Download Disko 21: Charles Holland, “A Secret History of Architecture”
Download Disko 22: Heinz Emigholz, “The End*—22 Blätter aus Die Basis des Make-Up”
Download Disko 23: Christa Kamleithner, “Eine Ästhetik des Gebrauchs—Die architektonische Position Ottokar Uhls”
Download Disko 24: Jesko Fezer, “Deprofessionalisierungstendenzen (damals, in der Entwurfsmethodik)”

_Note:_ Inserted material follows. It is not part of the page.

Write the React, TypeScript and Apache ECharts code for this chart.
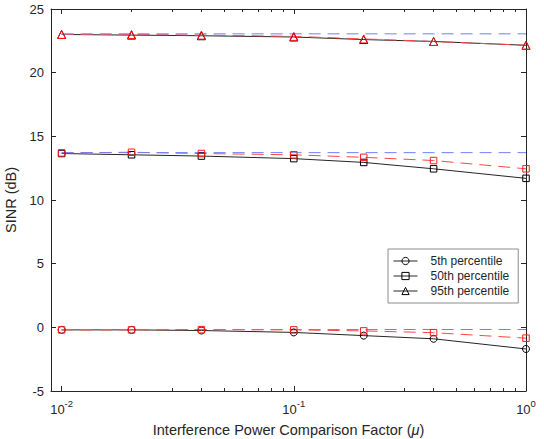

Download Disko 25: ifau and Jesko Fezer, “12 Arbeitsthesen”
Disko 20
In 1932 a remarkable opposition to the International Style and the aestheticism of Hitchcock and Johnson formed in New York. The protagonists of the Structural Study Association, Buckminster Fuller, Theodor Larson, Frederick Kiesler, and the Danish architect Knud Lönberg-Holm created a platform for a structural renewal of authentic functionalism under conditions of progressive industrialization and technical innovation with the short-lived magazine Shelter. Their turn to the fundamentals of architecture and building production led to new concepts of designing and constructing specific information tools and information environments. Kiesler’s Correalism and the Environment Controlling of Fuller, Lönberg-Holm and Larson open a new reference system of architecture and the relationship between man and environment.
Disko 21
…The architecture of the home is, then, an architecture of time as well as space. It is about the spatial adaptations of owners over the lifetime of the building. The “success” of the architecture may lie therefore in its ability to absorb and accommodate change rather than its ability to convey an essential and immovable meaning. …
Disko 22
…And one can then perhaps meditate on what architecture is, was, or could be. But to make this happen, the images must be separated from the words. Because what these images essentially have to tell us are not words and sentences, but spaces and surfaces and their relationships, because these are the components of the architectural experience. In order to be able to think about spaces, we must therefore represent spaces…
Disko 23
I would like to speak of an “aesthetics of use,” which includes two aspects: first, a specific conception and appearance of architecture that supports use, and thus always includes the social and temporal dimension, and second, an aesthetic consideration of use itself.
Disko 24
“A connection, then, between the needs of the critical consciousness, which cannot do without criticism without thwarting itself as consciousness, and on the other hand, the needs of the design consciousness, which cannot deny its will to carry out, realizing action without mutilating it—a connection between the positive negativity of criticism and the negative positivity of the design.”
Tomás Maldonado
Disko 25
What if architecture does not solve existing problems or organizes them by assignment? What if architecture exacerbates conflicts and reveals latent potentials for action and negotiation?